A Tiny but Intense Chocolate Cake

18 May
A Tiny but Amazing Birthday Cake. Photo by Jess B.

A Tiny but Amazing Birthday Cake. Photo by Jess B.

No birthday is complete in our family without a birthday cake. As I was in Philly for my birthday this year, the job of baking said cake fell to my sister Lou. She is a wonderful cook, especially of all things sweet and delicious. And my birthday cake this year was amazing.

Having lived in the States for four years now, Lou is a fan of the food blog Smitten Kitchen. If you love food, I urge you to check out Smitten Kitchen. It’s inspiration for all us foodies and bloggers a like, with stunning photography and design, not to mention the delicious and clever recipes.

For Christmas one of Lou’s best friends bought her a 6 inch round cake tin. As anyone who bakes will know this is an unusually small tin.
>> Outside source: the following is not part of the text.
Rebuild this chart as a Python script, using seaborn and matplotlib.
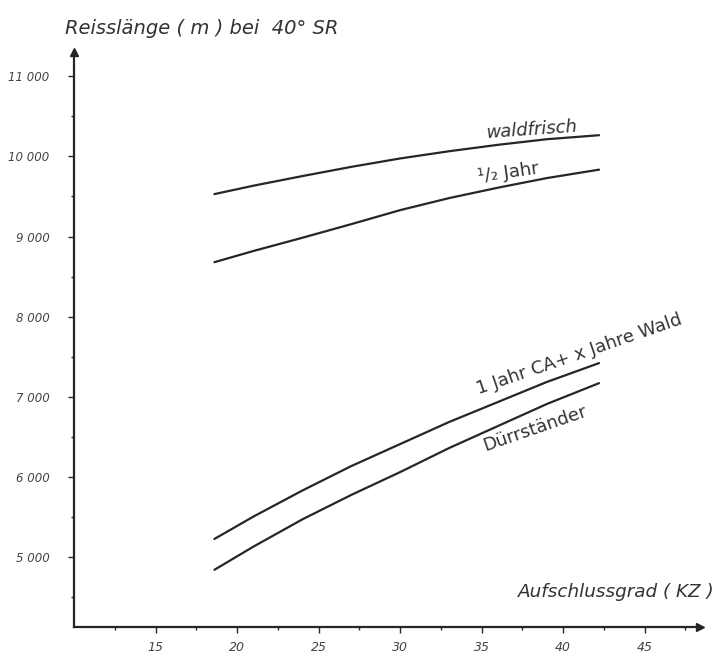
import matplotlib
matplotlib.use("Agg")
import matplotlib.pyplot as plt
import seaborn as sns
import pandas as pd

# Aufschlussgrad (KZ) where the curves were read
kz = [18.6, 21, 24, 27, 30, 33, 36, 39, 42.2]

# Reisslänge (m) bei 40° SR
waldfrisch = [9530, 9635, 9755, 9870, 9975, 10065, 10145, 10215, 10265]
halbes_jahr = [8680, 8820, 8985, 9155, 9330, 9480, 9610, 9730, 9835]
ein_jahr_ca = [5225, 5505, 5830, 6135, 6410, 6685, 6935, 7185, 7420]
duerrstaender = [4840, 5130, 5470, 5775, 6060, 6360, 6635, 6910, 7170]

series_names = ["waldfrisch", "1/2 Jahr", "1 Jahr CA + x Jahre Wald", "Dürrständer"]

y_ticks = [5000, 6000, 7000, 8000, 9000, 10000, 11000]
y_ticklabels = ["5 000", "6 000", "7 000", "8 000", "9 000", "10 000", "11 000"]
x_ticks = [15, 20, 25, 30, 35, 40, 45]

rows = []
for name, vals in zip(series_names, [waldfrisch, halbes_jahr, ein_jahr_ca, duerrstaender]):
    for x, y in zip(kz, vals):
        rows.append({"KZ": x, "Reisslaenge": y, "Kurve": name})
df = pd.DataFrame(rows)

sns.set_style("white")
plt.rcParams["font.family"] = ["DejaVu Sans"]
ink = "#262626"

fig = plt.figure(figsize=(7.21, 6.62), dpi=100)
ax = fig.add_axes([0.103, 0.053, 0.868, 0.868])

sns.lineplot(data=df, x="KZ", y="Reisslaenge", hue="Kurve", units="Kurve",
             palette=[ink] * 4, linewidth=1.6, legend=False, estimator=None, ax=ax)

ax.set_xlim(10, 48.4)
ax.set_ylim(4127, 11300)

for s in ["top", "right"]:
    ax.spines[s].set_visible(False)
for s in ["left", "bottom"]:
    ax.spines[s].set_color(ink)
    ax.spines[s].set_linewidth(1.6)

# arrow heads on the axes
ax.plot(1, 0, ">", color=ink, markersize=6, transform=ax.transAxes, clip_on=False)
ax.plot(0, 1, "^", color=ink, markersize=6, transform=ax.transAxes, clip_on=False)

ax.set_yticks(y_ticks)
ax.set_yticklabels(y_ticklabels, fontstyle="italic", fontsize=8.5, color="#444444")
ax.set_yticks([4500, 5500, 6500, 7500, 8500, 9500, 10500], minor=True)
ax.set_xticks(x_ticks)
ax.set_xticklabels([str(t) for t in x_ticks], fontstyle="italic", fontsize=9, color="#444444")
ax.set_xticks([12.5, 17.5, 22.5, 27.5, 32.5, 37.5, 42.5, 47.5], minor=True)
ax.tick_params(axis="y", which="major", direction="out", length=4, width=1, color=ink, pad=14, left=True)
ax.tick_params(axis="y", which="minor", direction="out", length=2.5, width=1, color=ink, left=True)
ax.tick_params(axis="x", which="major", direction="out", length=4, width=1, color=ink, pad=6, bottom=True)
ax.tick_params(axis="x", which="minor", direction="out", length=2.5, width=1, color=ink, bottom=True)
ax.set_xlabel("")
ax.set_ylabel("")

fig.text(65 / 721, 1 - 28 / 662, "Reisslänge ( m ) bei  40° SR", fontsize=14,
         fontstyle="italic", color="#333333", ha="left", va="center")
fig.text(715 / 721, 1 - 592 / 662, "Aufschlussgrad ( KZ )", fontsize=13.2,
         fontstyle="italic", color="#333333", ha="right", va="center")

lab = dict(fontsize=13, color="#333333", ha="center", va="center")
ax.text(38.1, 10330, "waldfrisch", rotation=4, fontstyle="italic", **lab)
ax.text(36.6, 9790, "¹/₂ Jahr", rotation=8, **lab)
ax.text(41.0, 7530, "1 Jahr CA+ x Jahre Wald", rotation=19, **lab)
ax.text(38.3, 6600, "Dürrständer", rotation=19, **lab)

fig.savefig("out.png", dpi=100)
Lou’s friend specifically bought her this tin, as one of the Smitten Kitchen‘s signature dishes is a Tiny but Intense Chocolate Cake, and requires this precisely sized 6 inch round cake tin.

When Lou happily obliged her best friend and made the Tiny but Intense Chocolate Cake for her birthday back in January, Lou was initially wary. The cake was indeed tiny and seemed to sink when it came out of the oven. She was not particularly impressed with it at first sight! However, when they tasted this cake, it was happy days. Yes the cake was tiny but boy did it give a wonderfully intense chocolate flavour. And you really did only need a little piece so the tiny cake actually went quite a long way.
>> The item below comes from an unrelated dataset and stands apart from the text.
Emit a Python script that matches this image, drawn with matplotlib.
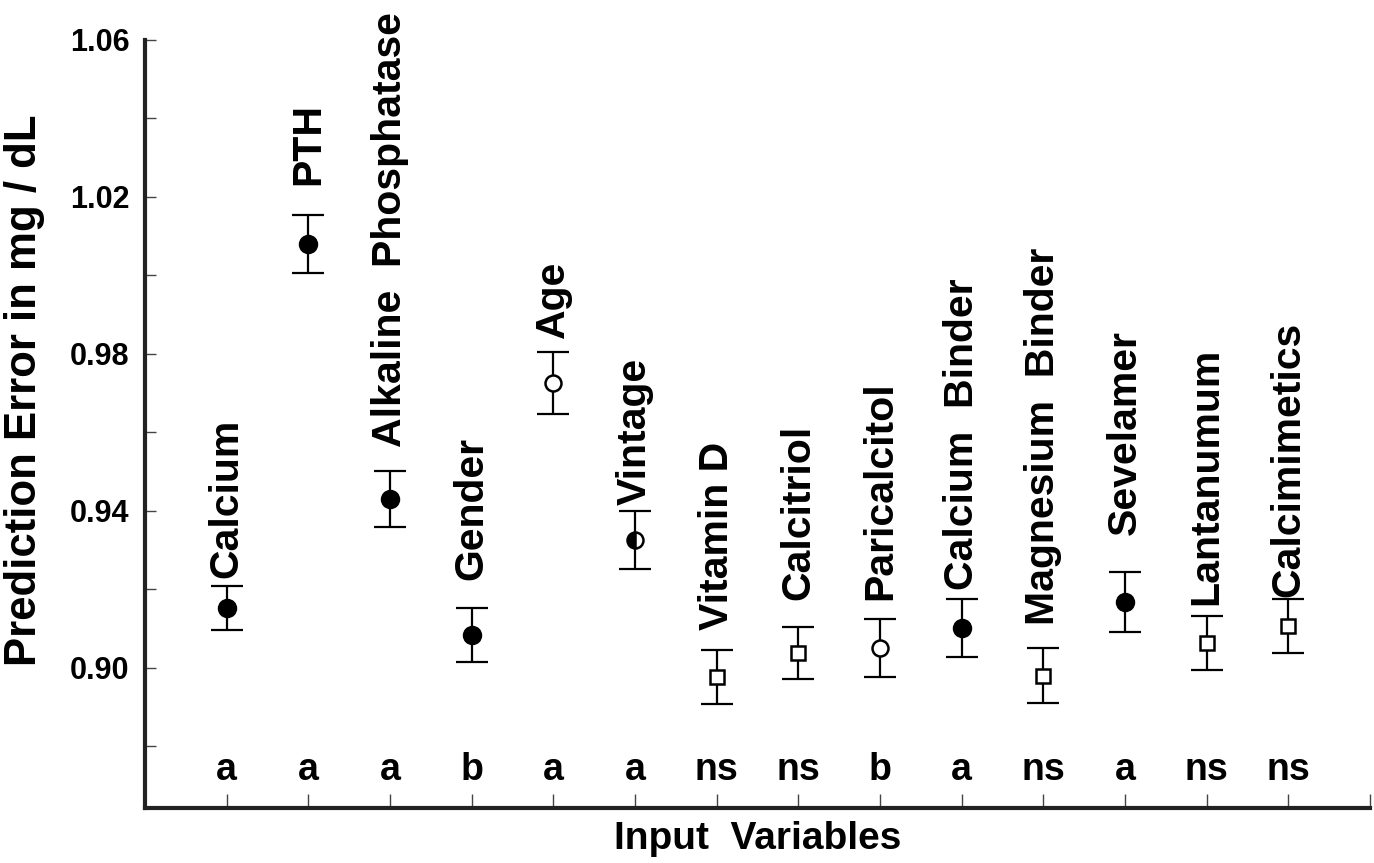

This Tiny but Intense Chocolate Cake is grain free so is naturally gluten free – yay 🙂

So the planets all aligned this year for my birthday cake to be a variation on the Smitten Kitchen Tiny but Intense Chocolate Cake. I say a variation as Lou used goats butter and fructose in order to reduce the lactose and sweetness load for me.
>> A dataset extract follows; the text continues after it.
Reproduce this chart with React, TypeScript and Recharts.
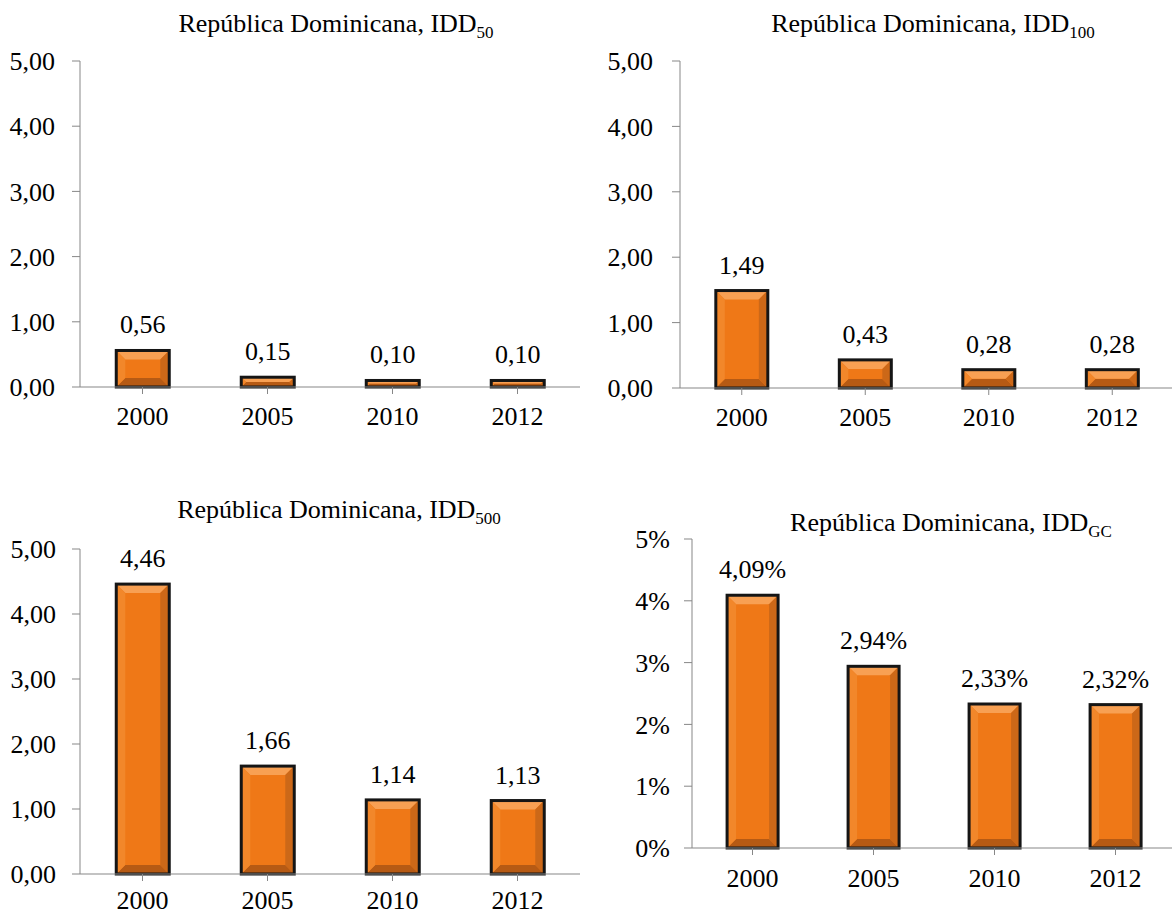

I apologize that I don’t have more pics of this cake. We ate it with fresh berries and So Delicious dairy free cream. And to be honest it looked so good I just wanted to eat it, so didn’t want to waste time taking pics – sorry! (And I was being lazy, my camera was on the other side of the room and I couldn’t be bothered to get up and get it…again sorry!)

Having said all of that, here is the recipe for this Tiny but Intense Chocolate Cake, which is light and chocolately heaven in every bite.


  • 85g Goats butter, + more for greasing cake tin
  • 115g dark 70%+ cocoa good quality chocolate
  • 3 large eggs, separated
  • 44g fructose (or 65g of natural brown sugar)
  • ¼ tsp vanilla extract
  • ¼ tsp sea salt
  • Cream and fresh fruit to serve (optional, but I’d recommend it. The fruit and cream contrasts nicely with, and cuts through, the richness of the chocolate cake)

Before you begin, preheat your oven to 350°F and line the base of a 6 inch round cake tin with baking parchment and grease the sides of the tin with butter – if you do not have a 6 inch tin I think a similar sized small tin would presumably also work, it would just change the dimensions of the cake slightly).


  1. Melt the butter over medium heat in a small saucepan, stirring for even cooking. It should take about 3 minutes. Once melted, quickly remove the pan from the heat and stir in the chocolate until it has melted and is nice and smooth. Leave to cool.
  2. In a large mixing bowl, beat the egg yolks, sugar and vanilla together until the mixture thickens. Slowly add in the chocolate mixture. It will become very thick.
  3. With clean beaters, and in a separate clean bowl, beat the egg whites and salt until they form firm peaks
  4. Stir one third of your egg-white mixture into the chocolate mixture. Fold the remaining two thirds in gently, trying to keep the batter as light as possible.
  5. Pour into your prepared cake tin and bake for 20-25 minutes in your preheated oven until the cake is puffed with a dome on top and you can insert a tester (skewer or point of sharp knife) and it comes out clean.
  6. Leave the cake to cool in the tin. Don’t be alarmed, the cake will immediately begin to sink in the middle. It’s meant to do this!
  7. Once cooled, turn the cake out from tin and serve with your choice cream and fruit.

The cake will happily keep in an airtight container for a few days – though you’ll need more willpower than I have for it to be around that long!

NOTE re. FODMAPs: knowing what I now know about fructose and the low FODMAP diet, I would use brown sugar or Stevia instead of fructose for the sweetener in this cake.

Recipe adapted from the Smitten Kitchen cookbook.